Borges adopta una actitud abstracta que procura tornar inteligibles los innúmeros atributos de la realidad; en lugar de la realidad insaciable que ofrece la percepción, el poeta argentino quiere fijar los símbolos que constituyen el sustento del mundo. El autor de La Cifra sólo pretende organizar el mundo para refutarlo. Y con ello negar el tiempo, la vida, y crear, más allá de toda sucesión, “otra” realidad, donde lo único que existe es “un instante absoluto”, entendiéndose por instante ese momento o fragmento brevísimo de tiempo que se precipita en otro similar y desaparece.
La realidad deviene, así, en una probabilidad que resiste a convertirse en cosmos, ya que el poeta sabe que no puede expresar el mundo, sino aludirlo, mencionarlo, quizá abolirlo y con él también borrarse. Borges casi siempre se negaba o abolía. Se relegaba a una suerte de no–ser, en donde la literatura era un juego o una ironía, en la que todos los autores eran un autor y “la obra el origen del artista”. Toda esta obra, se define a partir de esa tentativa: la literatura que se piensa, medita y reflexiona, se hace o se deshace, se construye y se justifica en sí misma.
Toda ella es un impulso hacia el mundo, pero también crítica de ese impulso. Su fracaso se dirime ante el lenguaje, ante la realidad, del mismo modo que su “esceptismo esencial” se torna creencia mediante la creación poética. Porque como Coleridge, para Borges la fe poética consiste en “una fuerte apariencia de la veracidad capaz de producir una espontánea suspensión de la duda”.

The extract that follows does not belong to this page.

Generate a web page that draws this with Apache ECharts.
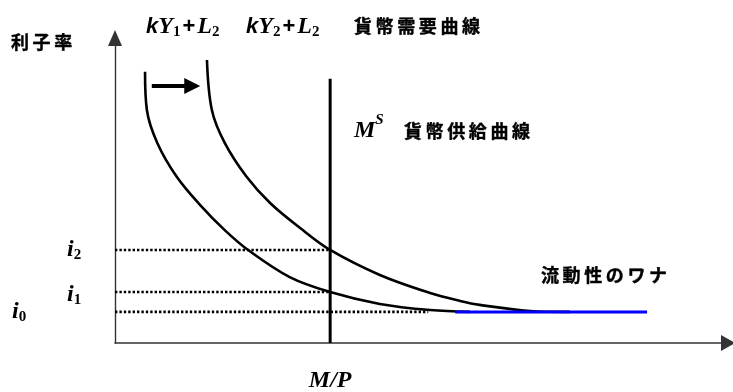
<!DOCTYPE html>
<html>
<head>
<meta charset="utf-8">
<script src="https://cdn.jsdelivr.net/npm/echarts@6/dist/echarts.min.js"></script>
<style>
  html, body { margin: 0; padding: 0; background: #fff; }
  #chart { width: 733px; height: 392px; }
</style>
</head>
<body>
<div id="chart"></div>
<script>
// Money demand curve kY1 + L2 (quantity of money, interest rate)
const demandY1 = [[4.9, 88.9], [5.2, 76.4], [6.9, 65.6], [10.1, 54.4], [13.9, 45.2], [17.9, 37.0],
                  [21.7, 30.5], [28.5, 21.6], [35.1, 16.7], [43.2, 12.8], [51.4, 10.8], [57.9, 10.2]];
// Money demand curve kY2 + L2 after income rises
const demandY2 = [[15.0, 92.8], [15.8, 76.4], [17.9, 65.6], [21.5, 54.4], [25.3, 45.9], [30.2, 37.7],
                  [35.1, 30.5], [43.2, 22.3], [51.4, 16.4], [56.3, 13.8], [59.5, 12.5], [67.7, 10.5], [74.2, 10.2]];
// Real money supply M/P (vertical supply line)
const moneySupply = 35.1;
const supplyTop = 86.6;
// Interest rate levels i0, i1, i2
const rateNames = ['0', '1', '2'];
const rateValues = [10.2, 16.7, 30.5];
// Where each dotted guide line stops
const guideEnds = [51.1, 35.1, 35.1];
// Liquidity trap stretch along i0
const trapRange = [55.5, 86.8];
// Rightward shift of the demand curve
const shiftArrow = [[6.0, 84.3], [12.6, 84.3]];

const cjk = "'Noto Sans CJK JP', 'Noto Sans CJK SC', sans-serif";
const spaced = s => s.split('').join('\u2009');

const chart = echarts.init(document.getElementById('chart'), null, { renderer: 'canvas' });

const axisCommon = {
  type: 'value', min: 0, max: 100,
  axisTick: { show: false }, axisLabel: { show: false }, splitLine: { show: false }
};

const series = [];
rateValues.forEach((v, k) => {
  series.push({
    type: 'line', symbol: 'none', silent: true,
    data: [[0, v], [guideEnds[k], v]],
    lineStyle: { color: '#000', width: 2.6, type: [2.4, 2] }
  });
});
series.push({
  type: 'line', symbol: 'none', silent: true,
  data: [[moneySupply, 0], [moneySupply, supplyTop]],
  lineStyle: { color: '#000', width: 3 }
});
[demandY1, demandY2].forEach(d => {
  series.push({
    type: 'line', symbol: 'none', silent: true, smooth: 0.35,
    data: d,
    lineStyle: { color: '#000', width: 2.6 }
  });
});
series.push({
  type: 'line', symbol: 'none', silent: true,
  data: [[trapRange[0], rateValues[0]], [trapRange[1], rateValues[0]]],
  lineStyle: { color: '#0000ff', width: 3 }
});
series.push({
  type: 'lines', coordinateSystem: 'cartesian2d', silent: true,
  symbol: ['none', 'triangle'], symbolSize: [15, 16],
  data: [{ coords: shiftArrow }],
  lineStyle: { color: '#000', width: 4, opacity: 1 }
});

chart.setOption({
  animation: false,
  backgroundColor: '#fff',
  grid: { left: 115, right: 5, top: 38, bottom: 49 },
  xAxis: Object.assign({}, axisCommon, {
    axisLine: { show: true, onZero: false, symbol: ['none', 'triangle'], symbolSize: [16, 14],
                lineStyle: { color: '#333', width: 1.6 } }
  }),
  yAxis: Object.assign({}, axisCommon, {
    axisLine: { show: true, onZero: false, symbol: ['none', 'triangle'], symbolSize: [14, 16],
                lineStyle: { color: '#333', width: 1.4 } }
  }),
  series: series
});

// Text styles for the formula-like labels
const mathRich = {
  k: { fontFamily: 'Liberation Sans', fontStyle: 'italic', fontWeight: 'bold', fontSize: 22, lineHeight: 26 },
  v: { fontFamily: 'Liberation Serif', fontStyle: 'italic', fontWeight: 'bold', fontSize: 24, lineHeight: 26 },
  vt: { fontFamily: 'Liberation Serif', fontStyle: 'italic', fontWeight: 'bold', fontSize: 24, lineHeight: 36 },
  s: { fontFamily: 'Liberation Serif', fontWeight: 'bold', fontSize: 15, lineHeight: 15, verticalAlign: 'bottom' },
  up: { fontFamily: 'Liberation Serif', fontStyle: 'italic', fontWeight: 'bold', fontSize: 15, lineHeight: 15, verticalAlign: 'top' },
  p: { fontFamily: 'Liberation Sans', fontWeight: 'bold', fontSize: 22, lineHeight: 26, padding: [0, 2, 0, 2] }
};

function text(x, y, str, extra) {
  return {
    type: 'text', x: x, y: y, silent: true,
    style: Object.assign({ text: str, fill: '#000', align: 'left', verticalAlign: 'middle' }, extra)
  };
}
const jp = { fontFamily: cjk, fontSize: 18, fontWeight: 'bold', stroke: '#000', lineWidth: 0.4 };
const math = { rich: mathRich, fontSize: 24 };

const toPx = p => chart.convertToPixel({ gridIndex: 0 }, p);
const graphics = [
  text(11, 42, spaced('利子率'), jp),
  text(146, 27, '{k|k}{v|Y}{s|1}{p|+}{v|L}{s|2}', math),
  text(246, 27, '{k|k}{v|Y}{s|2}{p|+}{v|L}{s|2}', math),
  text(354, 26, spaced('貨幣需要曲線'), jp),
  text(354, 131, '{vt|M}{up|S}', math),
  text(404, 131, spaced('貨幣供給曲線'), jp),
  text(541, 275, spaced('流動性のワナ'), jp)
];
rateValues.forEach((v, k) => {
  const y = toPx([0, v])[1];
  const x = k === 0 ? 12 : 67;
  graphics.push(text(x, y + (k === 1 ? 3 : 0), '{v|i}{s|' + rateNames[k] + '}', math));
});
const mpX = toPx([moneySupply, 0])[0];
graphics.push(text(mpX, 381, 'M/P', {
  align: 'center', fontFamily: 'Liberation Serif', fontStyle: 'italic', fontWeight: 'bold', fontSize: 24
}));

chart.setOption({ graphic: graphics });
</script>
</body>
</html>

Borges desconfiaba de la realidad y del lenguaje; por ello, su obra no es sólo canto sino también meditación que a veces destruye toda posibilidad de crear. A ello se refiere Octavio Paz (1991) cuando lo define como el autor de una obra única, edificada sobre el tema vertiginoso de la ausencia de la obra. De ahí que la plenitud que ella busca es una dialéctica entre lo vacío y lo pleno. Pues, en definitiva, Borges tiende a problematizar nuestra relación con el mundo y a fundar otro.